**Do this**
Starting from the top of the material, restate each line exactly until the line that contains "from matplotlib.ticker import", which is also copied. Pictures are excluded.

**Data shown**
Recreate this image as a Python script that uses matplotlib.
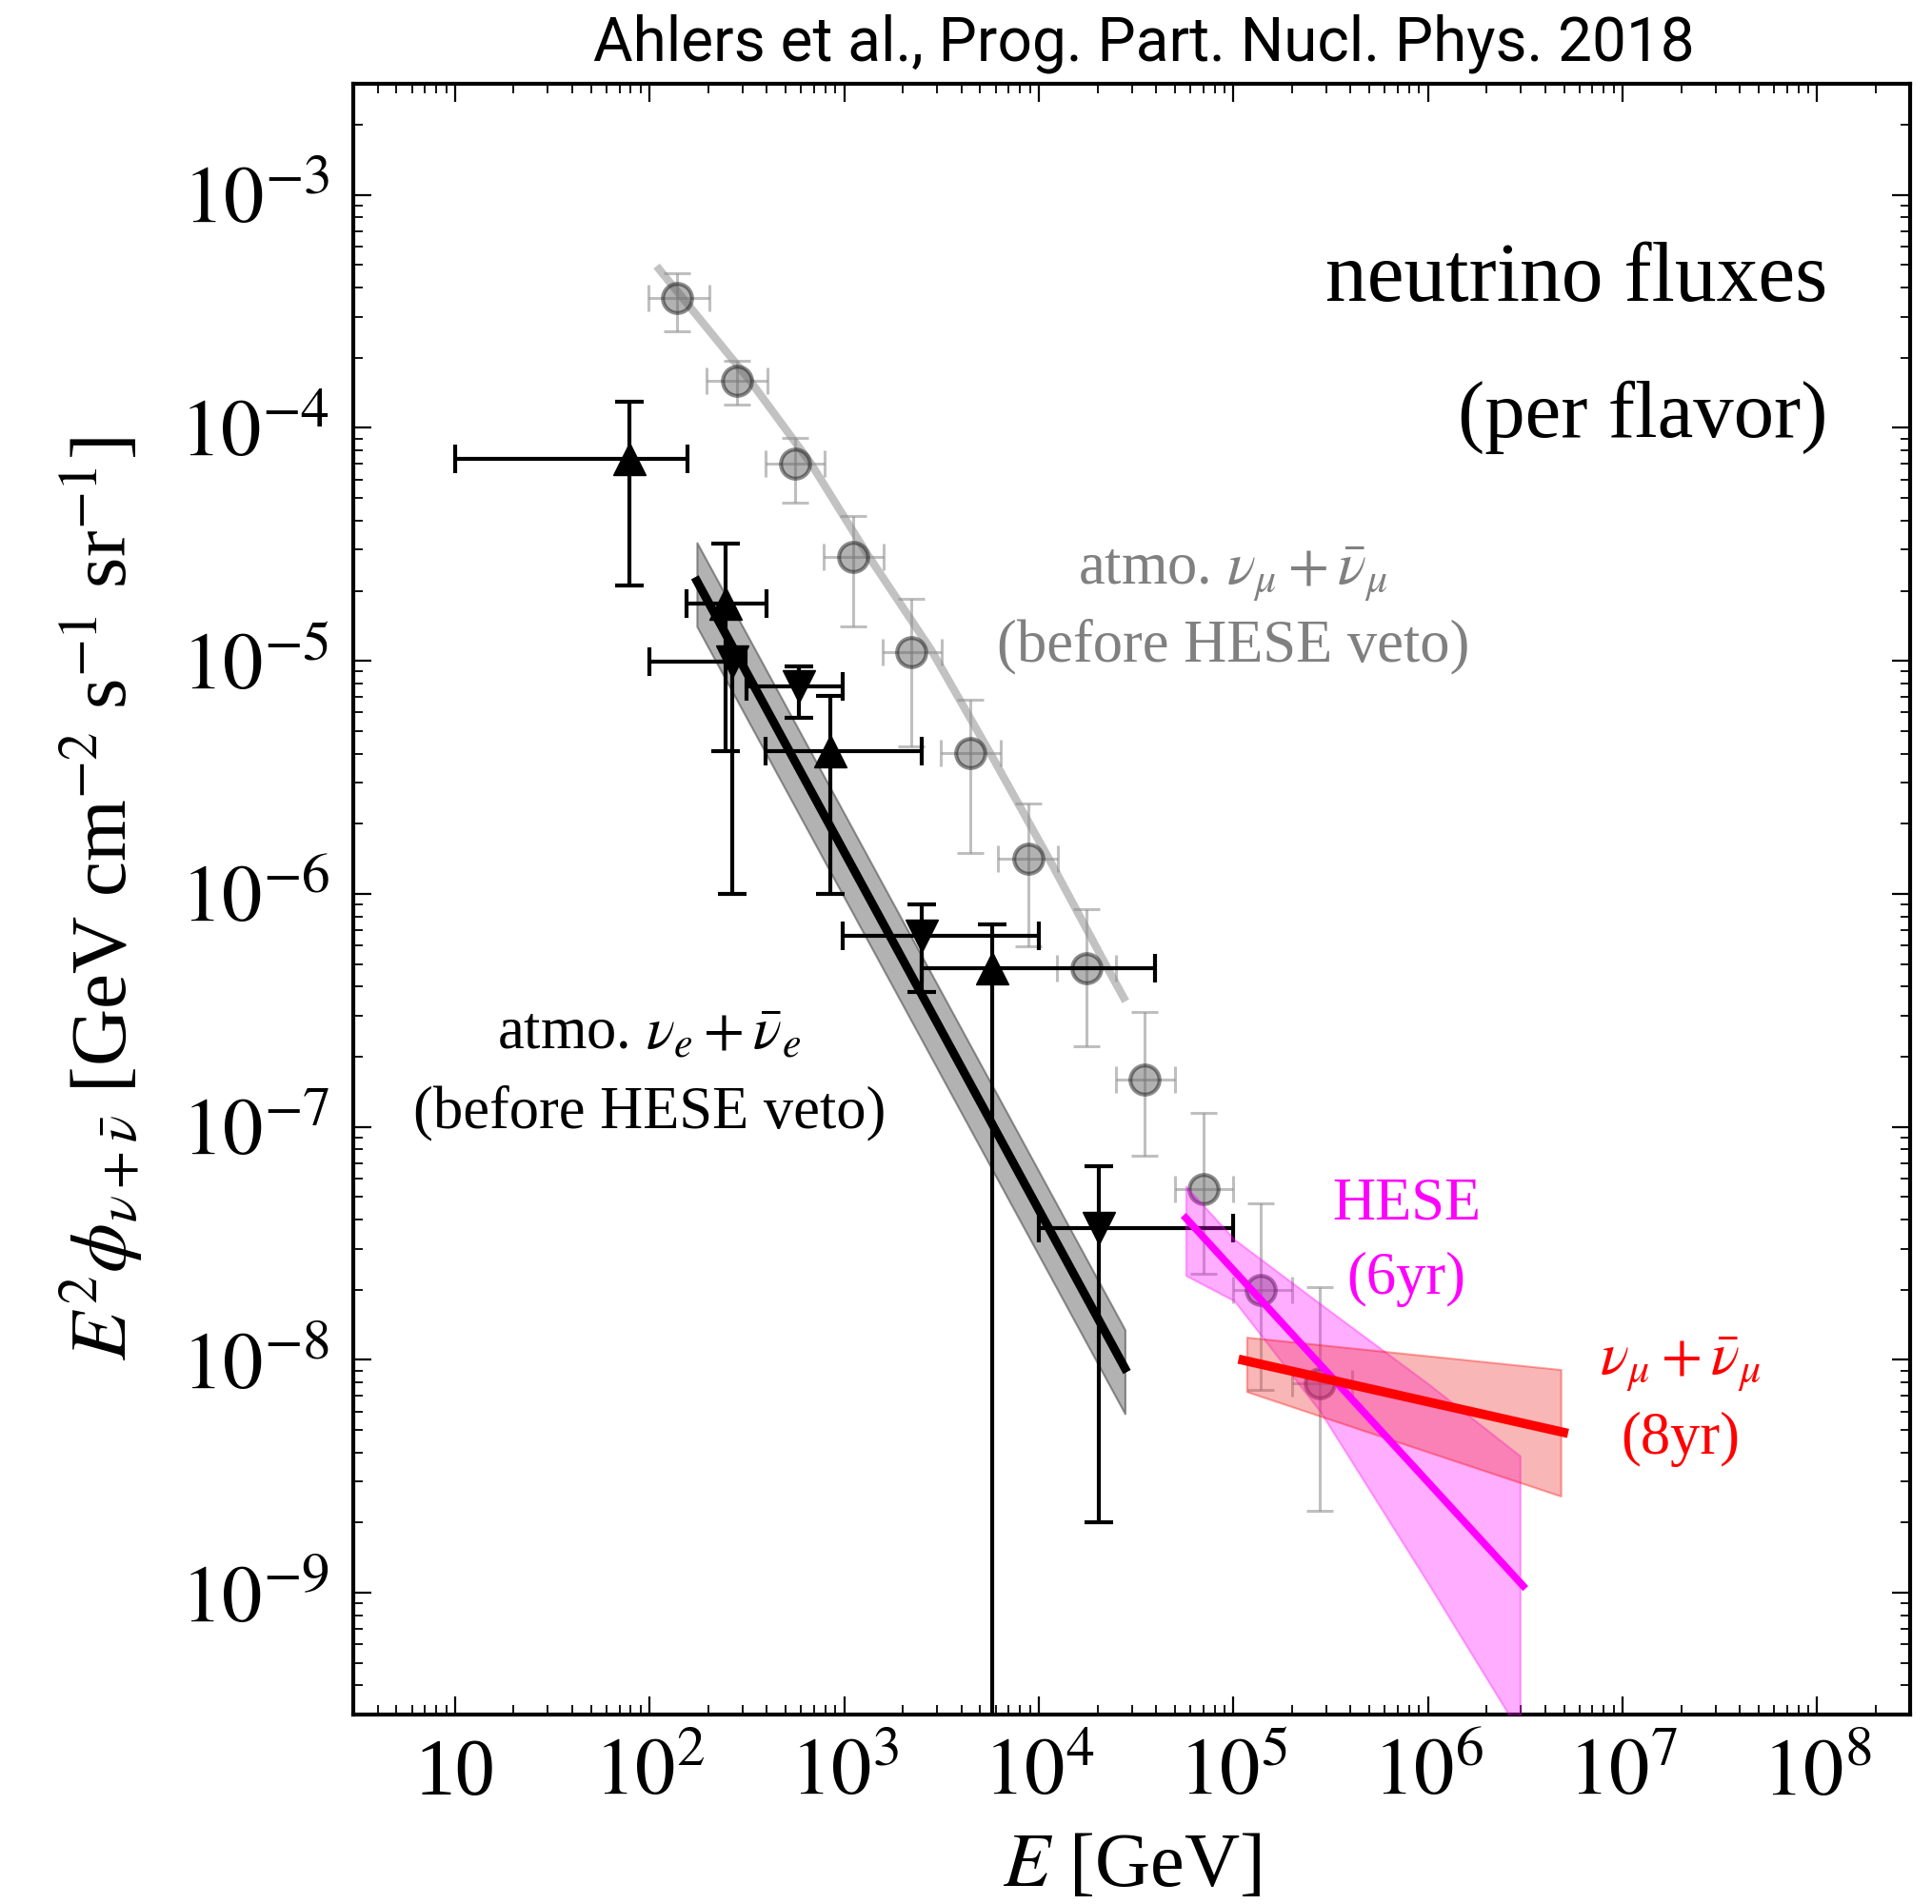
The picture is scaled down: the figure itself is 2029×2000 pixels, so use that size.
import numpy as np
import matplotlib
matplotlib.use("Agg")
import matplotlib.pyplot as plt
from matplotlib.ticker import FixedLocator, FixedFormatter, LogLocator, NullFormatter

plt.rcParams['font.family'] = 'serif'
plt.rcParams['font.serif'] = ['Liberation Serif', 'DejaVu Serif']
plt.rcParams['mathtext.fontset'] = 'stix'

# atmospheric numu + numubar (gray circles)
mu_E = np.array([138, 280, 557, 1117, 2213, 4436, 8830, 17540, 35100, 70600, 1.38e5, 2.79e5])
mu_F = np.array([3.6e-4, 1.60e-4, 7.03e-5, 2.80e-5, 1.09e-5, 4.02e-6, 1.41e-6, 4.78e-7, 1.60e-7, 5.42e-8, 2.0e-8, 7.9e-9])
mu_Fhi = np.array([4.6e-4, 1.94e-4, 9.06e-5, 4.17e-5, 1.84e-5, 6.84e-6, 2.45e-6, 8.57e-7, 3.1e-7, 1.15e-7, 4.7e-8, 2.05e-8])
mu_Flo = np.array([2.59e-4, 1.26e-4, 4.77e-5, 1.41e-5, 4.28e-6, 1.50e-6, 5.94e-7, 2.22e-7, 7.5e-8, 2.35e-8, 7.4e-9, 2.24e-9])
mu_Elo = np.array([99, 197, 393, 782, 1570, 3140, 6150, 12400, 24900, 50000, 1.0e5, 2.0e5])
mu_Ehi = np.array([202, 403, 796, 1600, 3185, 6350, 12500, 24900, 50000, 1.0e5, 2.0e5, 4.06e5])

# atmospheric numu model curve
mu_curve_E = np.array([108.6, 328.9, 673, 1324, 2805, 5623, 11300, 22590, 27930])
mu_curve_F = np.array([4.95e-4, 1.59e-4, 7.05e-5, 2.84e-5, 1.11e-5, 4.02e-6, 1.41e-6, 4.78e-7, 3.46e-7])

# atmospheric nue + nuebar, up triangles
e_up_E = np.array([78.9, 245, 848, 5730])
e_up_F = np.array([7.36e-5, 1.77e-5, 4.1e-6, 4.8e-7])
e_up_Flo = np.array([2.11e-5, 4.1e-6, 1.0e-6, 1e-12])
e_up_Fhi = np.array([1.30e-4, 3.2e-5, 7.1e-6, 7.4e-7])
e_up_Elo = np.array([10, 155, 395, 2500])
e_up_Ehi = np.array([157, 400, 2500, 39400])

# atmospheric nue + nuebar, down triangles
e_dn_E = np.array([266, 588, 2500, 20300])
e_dn_F = np.array([9.9e-6, 7.8e-6, 6.6e-7, 3.66e-8])
e_dn_Flo = np.array([1.0e-6, 5.7e-6, 3.8e-7, 2.0e-9])
e_dn_Fhi = np.array([9.9e-6, 9.5e-6, 9.0e-7, 6.8e-8])
e_dn_Elo = np.array([100, 313, 985, 1.0e4])
e_dn_Ehi = np.array([310, 986, 1.0e4, 1.0e5])

# nue fit line and its band
e_fit_E = np.array([175, 2.77e4])
e_fit_F = np.array([2.2e-5, 9.2e-9])
e_band_hi = 10**0.165
e_band_lo = 10**-0.195

# HESE 6yr
hese_E = np.array([5.69e4, 3.08e6])
hese_F = np.array([4.06e-8, 1.07e-9])
hese_band_E = np.array([5.69e4, 1.01e5, 2.79e5, 1.0e6, 2.97e6])
hese_band_hi = np.array([5.56e-8, 3.29e-8, 1.74e-8, 7.9e-9, 3.87e-9])
hese_band_lo = np.array([2.30e-8, 1.79e-8, 6.0e-9, 1.1e-9, 2.5e-10])

# numu 8yr
numu_E = np.array([1.12e5, 4.97e6])
numu_F = np.array([9.96e-9, 4.88e-9])
numu_band_E = np.array([1.17e5, 4.81e6])
numu_band_hi = np.array([1.25e-8, 9.08e-9])
numu_band_lo = np.array([7.3e-9, 2.6e-9])

fig = plt.figure(figsize=(20.29, 20.0), dpi=100)
ax = fig.add_axes([371/2029, 1 - 1801/2000, (2006 - 371)/2029, (1801 - 88)/2000])
ax.set_xscale('log')
ax.set_yscale('log')
ax.set_xlim(3, 3e8)
ax.set_ylim(3e-10, 3e-3)

# nue band + fit
ax.fill_between(e_fit_E, e_fit_F * e_band_lo, e_fit_F * e_band_hi,
                facecolor='0.5', alpha=0.6, edgecolor='0.3', lw=1.5, zorder=2)
ax.plot(e_fit_E, e_fit_F, color='k', lw=6.5, zorder=3)

# numu curve + data
ax.plot(mu_curve_E, mu_curve_F, color='0.76', lw=6, zorder=2, solid_capstyle='butt')
ax.errorbar(mu_E, mu_F, xerr=[mu_E - mu_Elo, mu_Ehi - mu_E], yerr=[mu_F - mu_Flo, mu_Fhi - mu_F],
            fmt='none', ecolor='0.55', alpha=0.55, elinewidth=2.2, capsize=10, capthick=2.2, zorder=4)
ax.plot(mu_E, mu_F, 'o', ms=22, mfc='0.4', mec='0.1', mew=3, alpha=0.5, zorder=5)

# nue data
ax.errorbar(e_up_E, e_up_F, xerr=[e_up_E - e_up_Elo, e_up_Ehi - e_up_E],
            yerr=[e_up_F - e_up_Flo, e_up_Fhi - e_up_F],
            fmt='^', color='k', ms=25, elinewidth=3, capsize=11, capthick=3, zorder=6)
ax.errorbar(e_dn_E, e_dn_F, xerr=[e_dn_E - e_dn_Elo, e_dn_Ehi - e_dn_E],
            yerr=[e_dn_F - e_dn_Flo, e_dn_Fhi - e_dn_F],
            fmt='v', color='k', ms=25, elinewidth=3, capsize=11, capthick=3, zorder=6)

# HESE
ax.fill_between(hese_band_E, hese_band_lo, hese_band_hi, facecolor='#ff00ff', alpha=0.32,
                edgecolor='#ff00ff', lw=1.5, zorder=7)
ax.plot(hese_E, hese_F, color='#ff00ff', lw=5.5, zorder=8)

# numu 8yr
ax.fill_between(numu_band_E, numu_band_lo, numu_band_hi, facecolor='#f03030', alpha=0.35,
                edgecolor='#ff0000', lw=1.5, zorder=7)
ax.plot(numu_E, numu_F, color='#ff0000', lw=7, zorder=8)

# axes styling
for s in ax.spines.values():
    s.set_linewidth(3)
ax.xaxis.set_major_locator(FixedLocator([1e1, 1e2, 1e3, 1e4, 1e5, 1e6, 1e7, 1e8]))
ax.xaxis.set_major_formatter(FixedFormatter(['10', '$10^2$', '$10^3$', '$10^4$', '$10^5$',
                                             '$10^6$', '$10^7$', '$10^8$']))
ax.xaxis.set_minor_locator(LogLocator(base=10, subs=np.arange(2, 10), numticks=50))
ax.xaxis.set_minor_formatter(NullFormatter())
ax.yaxis.set_major_locator(FixedLocator([1e-9, 1e-8, 1e-7, 1e-6, 1e-5, 1e-4, 1e-3]))
ax.yaxis.set_major_formatter(FixedFormatter(['$10^{-9}$', '$10^{-8}$', '$10^{-7}$', '$10^{-6}$',
                                             '$10^{-5}$', '$10^{-4}$', '$10^{-3}$']))
ax.yaxis.set_minor_locator(LogLocator(base=10, subs=np.arange(2, 10), numticks=50))
ax.yaxis.set_minor_formatter(NullFormatter())
ax.tick_params(which='both', direction='in', top=True, right=True, labelsize=61)
ax.tick_params(which='major', length=14, width=1.6)
ax.tick_params(which='minor', length=7, width=1.3)
ax.tick_params(axis='x', pad=18)
ax.tick_params(axis='y', pad=18)

ax.set_xlabel(r'$E$ [GeV]', fontsize=58, labelpad=16)
ax.set_ylabel(r'$E^2\phi_{\nu+\bar{\nu}}$ [GeV cm$^{-2}$ s$^{-1}$ sr$^{-1}$]', fontsize=60, labelpad=26)

# annotations
ax.text(0.9468, 0.8669, 'neutrino fluxes', transform=ax.transAxes, ha='right', va='baseline', fontsize=63)
ax.text(0.9468, 0.7834, '(per flavor)', transform=ax.transAxes, ha='right', va='baseline', fontsize=61)

ax.text(0.5651, 0.6924, r'atmo. $\nu_\mu + \bar{\nu}_\mu$', transform=ax.transAxes, ha='center',
        va='baseline', fontsize=45, color='0.5')
ax.text(0.5651, 0.6457, '(before HESE veto)', transform=ax.transAxes, ha='center',
        va='baseline', fontsize=45, color='0.5')

ax.text(0.1902, 0.408, r'atmo. $\nu_e + \bar{\nu}_e$', transform=ax.transAxes, ha='center',
        va='baseline', fontsize=45, color='k')
ax.text(0.1902, 0.360, '(before HESE veto)', transform=ax.transAxes, ha='center',
        va='baseline', fontsize=45, color='k')

ax.text(0.6765, 0.3036, 'HESE', transform=ax.transAxes, ha='center', va='baseline',
        fontsize=45, color='#ff00ff')
ax.text(0.6765, 0.258, '(6yr)', transform=ax.transAxes, ha='center', va='baseline',
        fontsize=45, color='#ff00ff')

ax.text(0.8526, 0.2078, r'$\nu_\mu + \bar{\nu}_\mu$', transform=ax.transAxes, ha='center',
        va='baseline', fontsize=45, color='#ff0000')
ax.text(0.8526, 0.160, '(8yr)', transform=ax.transAxes, ha='center', va='baseline',
        fontsize=45, color='#ff0000')

fig.text(1201/2029, 1 - 46/2000, 'Ahlers et al., Prog. Part. Nucl. Phys. 2018',
         family='Roboto', fontweight='normal', fontsize=46, ha='center', va='center')

fig.savefig('out.png', dpi=100)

**Exercise solution**
Recreate this image as a Python script that uses matplotlib.
The picture is scaled down: the figure itself is 2029×2000 pixels, so use that size.
import numpy as np
import matplotlib
matplotlib.use("Agg")
import matplotlib.pyplot as plt
from matplotlib.ticker import FixedLocator, FixedFormatter, LogLocator, NullFormatter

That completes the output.